Abigail Barker (née Wheeler; 1656 – October 1743) was among those accused of witchcraft during the Salem witch trials of 1692.

== Biography ==
Abigail Wheeler was born in 1656 and resided in Andover, Massachusetts. In May 1686, she married Ebenezer Barker, a carpenter. They had three children.

=== Witch trial ===
A number of Barker's immediate and extended family members were embroiled in the hysteria of the Salem witch trials. In August 1692, Barker's brother-in-law, Daniel Eames, and his mother, Rebecca Blake Eames, both were imprisoned after accusations of witchcraft. In the same month, her husband Ebenezer's brother, William Barker Sr., and his niece, Mary Barker, were also imprisoned for witchcraft. Barker's nephew, William Barker, Jr, was also arrested on September 1.

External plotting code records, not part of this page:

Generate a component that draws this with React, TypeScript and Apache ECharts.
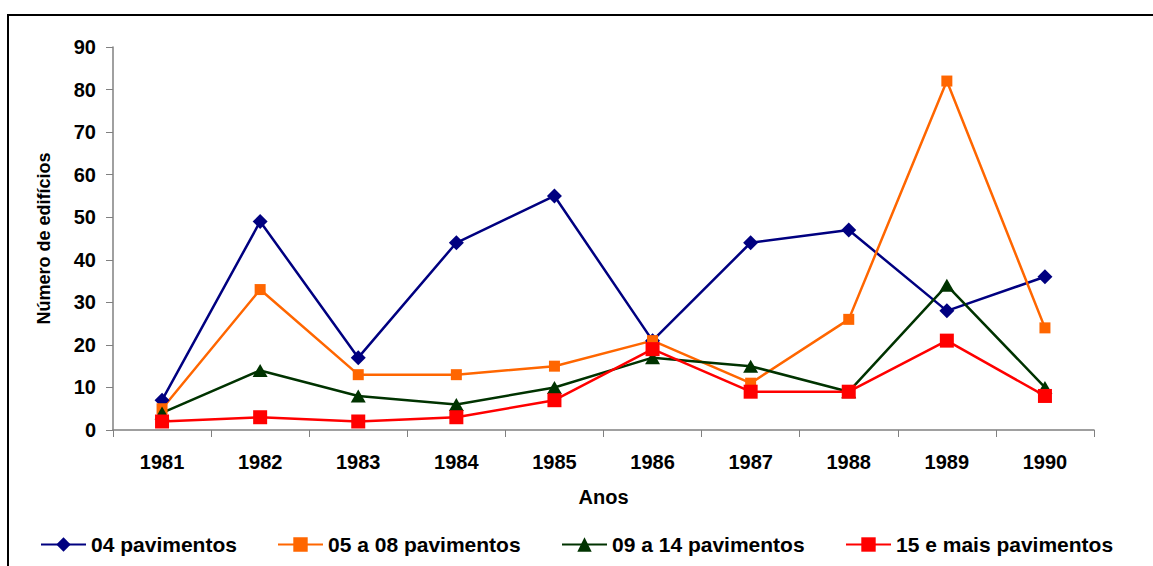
import React, { useEffect, useRef } from "react";
import * as echarts from "echarts";

const years = ["1981", "1982", "1983", "1984", "1985", "1986", "1987", "1988", "1989", "1990"];
const s04 = [7, 49, 17, 44, 55, 21, 44, 47, 28, 36];
const s0508 = [5, 33, 13, 13, 15, 21, 11, 26, 82, 24];
const s0914 = [4, 14, 8, 6, 10, 17, 15, 9, 34, 10];
const s15 = [2, 3, 2, 3, 7, 19, 9, 9, 21, 8];

const names = ["04 pavimentos", "05 a 08 pavimentos", "09 a 14 pavimentos", "15 e mais pavimentos"];
const colors = ["#000080", "#FF6600", "#003300", "#FF0000"];
const symbols = ["diamond", "rect", "triangle", "rect"];
const symbolSizes: any[] = [15, 11, [15, 13], 14];
const dataSets = [s04, s0508, s0914, s15];
const legendLefts = [35, 272, 556, 840];

const FONT = "'Liberation Sans', Arial, sans-serif";

export default function App() {
  const ref = useRef<HTMLDivElement>(null);
  useEffect(() => {
    if (!ref.current) return;
    const chart = echarts.init(ref.current, null, { renderer: "svg" });
    chart.setOption({
      animation: false,
      backgroundColor: "#ffffff",
      textStyle: { fontFamily: FONT },
      grid: { left: 113, right: 59, top: 47, bottom: 136, containLabel: false },
      graphic: [
        {
          type: "rect",
          shape: { x: 8, y: 15, width: 1300, height: 700 },
          style: { fill: "none", stroke: "#000000", lineWidth: 2 },
          silent: true,
        },
      ],
      legend: names.map((n, i) => ({
        data: [n],
        left: legendLefts[i],
        top: 529,
        itemWidth: 45,
        itemHeight: 18,
        itemGap: 5,
        textStyle: { fontFamily: FONT, fontWeight: "bold", fontSize: 21, color: "#000" },
      })),
      xAxis: {
        type: "category",
        data: years,
        boundaryGap: true,
        name: "Anos",
        nameLocation: "middle",
        nameGap: 57,
        nameTextStyle: { fontFamily: FONT, fontWeight: "bold", fontSize: 20, color: "#000" },
        axisLine: { lineStyle: { color: "#808080", width: 1.5 } },
        axisTick: { show: true, length: 7, alignWithLabel: false, lineStyle: { color: "#808080" } },
        axisLabel: { margin: 22, fontFamily: FONT, fontWeight: "bold", fontSize: 20, color: "#000" },
        splitLine: { show: false },
      },
      yAxis: {
        type: "value",
        min: 0,
        max: 90,
        interval: 10,
        name: "Número de edifícios",
        nameLocation: "middle",
        nameGap: 60,
        nameTextStyle: { fontFamily: FONT, fontWeight: "bold", fontSize: 18, color: "#000" },
        axisLine: { show: true, lineStyle: { color: "#808080", width: 1.5 } },
        axisTick: { show: true, length: 7, lineStyle: { color: "#808080" } },
        axisLabel: { margin: 17, fontFamily: FONT, fontWeight: "bold", fontSize: 20, color: "#000" },
        splitLine: { show: false },
      },
      series: names.map((n, i) => ({
        name: n,
        type: "line",
        data: dataSets[i],
        symbol: symbols[i],
        symbolSize: symbolSizes[i],
        showAllSymbol: true,
        color: colors[i],
        itemStyle: { color: colors[i] },
        lineStyle: { color: colors[i], width: 2.5 },
        emphasis: { disabled: true },
      })),
    });
    return () => chart.dispose();
  }, []);
  return (
    <div
      ref={ref}
      style={{ position: "absolute", left: 0, top: 0, width: 1153, height: 566 }}
    />
  );
}
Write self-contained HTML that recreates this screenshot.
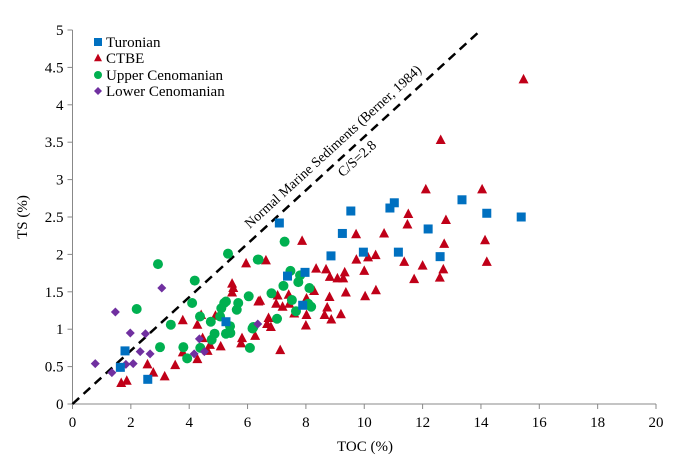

One week later, on September 8, 1692, Abigail Barker was herself accused of being a witch by Rose Foster. Her husband Ebenezer joined the newly formed Andover resistance and signed petitions in October and December to Governor William Phips and the Superior Court of Judicature.

Barker is mentioned in the petition presented to the Court when it opened on January 3, 1693, which was signed by Dudley Bradstreet, Reverend Dane, Reverend Barnard, and 50 Andover residents. Despite the petition, the Superior Court indicted Abigail of witchcraft.

In a subsequently jury trial on January 6, 1693, Abigail was found not guilty. The 12 jurors included Nathaniel Howard, Reverend John Hale, Samuel Morgan, James Sanders, Richard Gross, John Witt, Nathaniel Emerson, John Emery, Benayah Tidcomb, John Platts, John Lamson, and James Friend. Barker was released, having been imprisoned for 4 1/2 months in Salem.

=== Later life and death ===
After the trial, Abigail went back to her life in Andover and was 87 years old when she died there in 1743. She is buried in the Old North Parish Burying Ground in North Andover.

== Legacy ==
Barker's Farm was established by the Barker family in 1642 and has been run by each subsequent generation of the family, making it one of the oldest continuously owned and operated family farms in the United States.